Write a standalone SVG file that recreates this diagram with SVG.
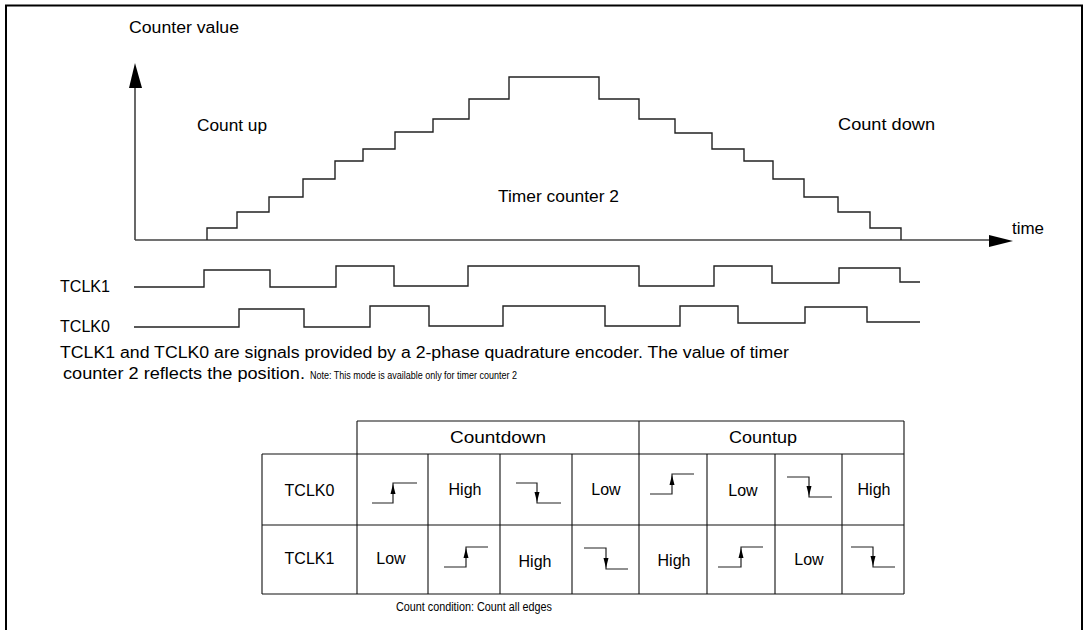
<svg xmlns="http://www.w3.org/2000/svg" width="1089" height="630" viewBox="0 0 1089 630">
<style>
text{font-family:"Liberation Sans",Arial,sans-serif;fill:#000}
.t{font-size:16px}
.c{font-size:16px;text-anchor:middle}
.w{fill:none;stroke:#222;stroke-width:1.4}
.g{fill:none;stroke:#222;stroke-width:1.2}
.ax{fill:none;stroke:#444;stroke-width:1.6}
.tb{fill:none;stroke:#111;stroke-width:1.1}
.ah{fill:#000;stroke:none}
</style>
<rect width="1089" height="630" fill="#fff"/>
<path d="M6,632 V5.5 H1082 V632" fill="none" stroke="#000" stroke-width="2"/>

<g id="chart">
<g id="axes">
<path class="ax" d="M135,240 V80 M135,240 H995"/>
<polygon class="ah" points="135,63 129,88 142,88"/>
<polygon class="ah" points="1013,241 989,235 989,247"/>
</g>
<text class="t" x="129" y="33" textLength="110" lengthAdjust="spacingAndGlyphs">Counter value</text>
<text class="t" x="197" y="131" textLength="70" lengthAdjust="spacingAndGlyphs">Count up</text>
<text class="t" x="498" y="202" textLength="121" lengthAdjust="spacingAndGlyphs">Timer counter 2</text>
<text class="t" x="838" y="130" textLength="97" lengthAdjust="spacingAndGlyphs">Count down</text>
<text class="t" x="1012" y="234" textLength="32" lengthAdjust="spacingAndGlyphs">time</text>
<path id="staircase" class="w" d="M207,240 V228 H237 V212 H269 V197 H303 V179 H335 V161 H363 V149 H395 V132 H433 V119 H469 V99 H509 V77 H599 V99 H639 V119 H675 V133 H712 V149 H744 V161 H773 V179 H804 V197 H838 V212 H870 V228 H901 V240"/>
</g>

<g id="signals">
<text class="t" x="60" y="292" textLength="50" lengthAdjust="spacingAndGlyphs">TCLK1</text>
<text class="t" x="60" y="332" textLength="50" lengthAdjust="spacingAndGlyphs">TCLK0</text>
<path class="w" d="M134,287 H204 V270 H270 V287 H336 V266 H394 V286 H468 V266 H639 V286 H714 V266 H772 V283 H839 V268 H900 V282 H920"/>
<path class="w" d="M134,327 H239 V309 H304 V327 H370 V306 H429 V326 H503 V306 H605 V326 H680 V306 H738 V323 H805 V307 H867 V322 H920"/>
</g>

<g id="description">
<text class="t" x="60" y="358" textLength="729" lengthAdjust="spacingAndGlyphs">TCLK1 and TCLK0 are signals provided by a 2-phase quadrature encoder. The value of timer</text>
<text x="63" y="379" font-size="17" textLength="242" lengthAdjust="spacingAndGlyphs">counter 2 reflects the position.</text>
<text x="310" y="379" font-size="10" textLength="207" lengthAdjust="spacingAndGlyphs">Note: This mode is available only for timer counter 2</text>
</g>

<g id="table">
<path class="tb" d="M357,421 H904 M262,454 H904 M262,525 H904 M262,594 H904 M262,454 V594 M357,421 V594 M639,421 V594 M904,421 V594 M428,454 V594 M500,454 V594 M572,454 V594 M707,454 V594 M775,454 V594 M842,454 V594"/>
<text class="c" x="498" y="443" textLength="96" lengthAdjust="spacingAndGlyphs">Countdown</text>
<text class="c" x="763" y="443" textLength="68" lengthAdjust="spacingAndGlyphs">Countup</text>
<text class="c" x="309.5" y="496">TCLK0</text>
<text class="c" x="309.5" y="564">TCLK1</text>
<text class="c" x="465" y="495">High</text>
<text class="c" x="606" y="495">Low</text>
<text class="c" x="743" y="496">Low</text>
<text class="c" x="874" y="495">High</text>
<text class="c" x="391" y="564">Low</text>
<text class="c" x="535" y="567">High</text>
<text class="c" x="674" y="566">High</text>
<text class="c" x="809" y="565">Low</text>
<g id="edges">
<path class="g" d="M372,503 H393 V483 H417"/>
<polygon class="ah" points="393,484 390.5,494 395.5,494"/>
<path class="g" d="M516,483 H537 V503 H561"/>
<polygon class="ah" points="537,502 534.5,492 539.5,492"/>
<path class="g" d="M650,494 H672 V474 H694"/>
<polygon class="ah" points="672,475 669.5,485 674.5,485"/>
<path class="g" d="M787,477 H809 V497 H832"/>
<polygon class="ah" points="809,496 806.5,486 811.5,486"/>
<path class="g" d="M444,567 H466 V547 H488"/>
<polygon class="ah" points="466,548 463.5,558 468.5,558"/>
<path class="g" d="M584,548 H606 V569 H628"/>
<polygon class="ah" points="606,568 603.5,558 608.5,558"/>
<path class="g" d="M718,567 H741 V547 H763"/>
<polygon class="ah" points="741,548 738.5,558 743.5,558"/>
<path class="g" d="M851,547 H873 V567 H895"/>
<polygon class="ah" points="873,566 870.5,556 875.5,556"/>
</g>
<text x="396" y="611" font-size="12" textLength="156" lengthAdjust="spacingAndGlyphs">Count condition: Count all edges</text>
</g>
</svg>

------------------------

Stated goal » Each line of the material must be retyped exactly, except that images are omitted.

Output for this task »
Write a standalone SVG file that recreates this diagram with SVG.
<svg xmlns="http://www.w3.org/2000/svg" width="1089" height="630" viewBox="0 0 1089 630">
<style>
text{font-family:"Liberation Sans",Arial,sans-serif;fill:#000}
.t{font-size:16px}
.c{font-size:16px;text-anchor:middle}
.w{fill:none;stroke:#222;stroke-width:1.4}
.g{fill:none;stroke:#222;stroke-width:1.2}
.ax{fill:none;stroke:#444;stroke-width:1.6}
.tb{fill:none;stroke:#111;stroke-width:1.1}
.ah{fill:#000;stroke:none}
</style>
<rect width="1089" height="630" fill="#fff"/>
<path d="M6,632 V5.5 H1082 V632" fill="none" stroke="#000" stroke-width="2"/>

<g id="chart">
<g id="axes">
<path class="ax" d="M135,240 V80 M135,240 H995"/>
<polygon class="ah" points="135,63 129,88 142,88"/>
<polygon class="ah" points="1013,241 989,235 989,247"/>
</g>
<text class="t" x="129" y="33" textLength="110" lengthAdjust="spacingAndGlyphs">Counter value</text>
<text class="t" x="197" y="131" textLength="70" lengthAdjust="spacingAndGlyphs">Count up</text>
<text class="t" x="498" y="202" textLength="121" lengthAdjust="spacingAndGlyphs">Timer counter 2</text>
<text class="t" x="838" y="130" textLength="97" lengthAdjust="spacingAndGlyphs">Count down</text>
<text class="t" x="1012" y="234" textLength="32" lengthAdjust="spacingAndGlyphs">time</text>
<path id="staircase" class="w" d="M207,240 V228 H237 V212 H269 V197 H303 V179 H335 V161 H363 V149 H395 V132 H433 V119 H469 V99 H509 V77 H599 V99 H639 V119 H675 V133 H712 V149 H744 V161 H773 V179 H804 V197 H838 V212 H870 V228 H901 V240"/>
</g>

<g id="signals">
<text class="t" x="60" y="292" textLength="50" lengthAdjust="spacingAndGlyphs">TCLK1</text>
<text class="t" x="60" y="332" textLength="50" lengthAdjust="spacingAndGlyphs">TCLK0</text>
<path class="w" d="M134,287 H204 V270 H270 V287 H336 V266 H394 V286 H468 V266 H639 V286 H714 V266 H772 V283 H839 V268 H900 V282 H920"/>
<path class="w" d="M134,327 H239 V309 H304 V327 H370 V306 H429 V326 H503 V306 H605 V326 H680 V306 H738 V323 H805 V307 H867 V322 H920"/>
</g>

<g id="description">
<text class="t" x="60" y="358" textLength="729" lengthAdjust="spacingAndGlyphs">TCLK1 and TCLK0 are signals provided by a 2-phase quadrature encoder. The value of timer</text>
<text x="63" y="379" font-size="17" textLength="242" lengthAdjust="spacingAndGlyphs">counter 2 reflects the position.</text>
<text x="310" y="379" font-size="10" textLength="207" lengthAdjust="spacingAndGlyphs">Note: This mode is available only for timer counter 2</text>
</g>

<g id="table">
<path class="tb" d="M357,421 H904 M262,454 H904 M262,525 H904 M262,594 H904 M262,454 V594 M357,421 V594 M639,421 V594 M904,421 V594 M428,454 V594 M500,454 V594 M572,454 V594 M707,454 V594 M775,454 V594 M842,454 V594"/>
<text class="c" x="498" y="443" textLength="96" lengthAdjust="spacingAndGlyphs">Countdown</text>
<text class="c" x="763" y="443" textLength="68" lengthAdjust="spacingAndGlyphs">Countup</text>
<text class="c" x="309.5" y="496">TCLK0</text>
<text class="c" x="309.5" y="564">TCLK1</text>
<text class="c" x="465" y="495">High</text>
<text class="c" x="606" y="495">Low</text>
<text class="c" x="743" y="496">Low</text>
<text class="c" x="874" y="495">High</text>
<text class="c" x="391" y="564">Low</text>
<text class="c" x="535" y="567">High</text>
<text class="c" x="674" y="566">High</text>
<text class="c" x="809" y="565">Low</text>
<g id="edges">
<path class="g" d="M372,503 H393 V483 H417"/>
<polygon class="ah" points="393,484 390.5,494 395.5,494"/>
<path class="g" d="M516,483 H537 V503 H561"/>
<polygon class="ah" points="537,502 534.5,492 539.5,492"/>
<path class="g" d="M650,494 H672 V474 H694"/>
<polygon class="ah" points="672,475 669.5,485 674.5,485"/>
<path class="g" d="M787,477 H809 V497 H832"/>
<polygon class="ah" points="809,496 806.5,486 811.5,486"/>
<path class="g" d="M444,567 H466 V547 H488"/>
<polygon class="ah" points="466,548 463.5,558 468.5,558"/>
<path class="g" d="M584,548 H606 V569 H628"/>
<polygon class="ah" points="606,568 603.5,558 608.5,558"/>
<path class="g" d="M718,567 H741 V547 H763"/>
<polygon class="ah" points="741,548 738.5,558 743.5,558"/>
<path class="g" d="M851,547 H873 V567 H895"/>
<polygon class="ah" points="873,566 870.5,556 875.5,556"/>
</g>
<text x="396" y="611" font-size="12" textLength="156" lengthAdjust="spacingAndGlyphs">Count condition: Count all edges</text>
</g>
</svg>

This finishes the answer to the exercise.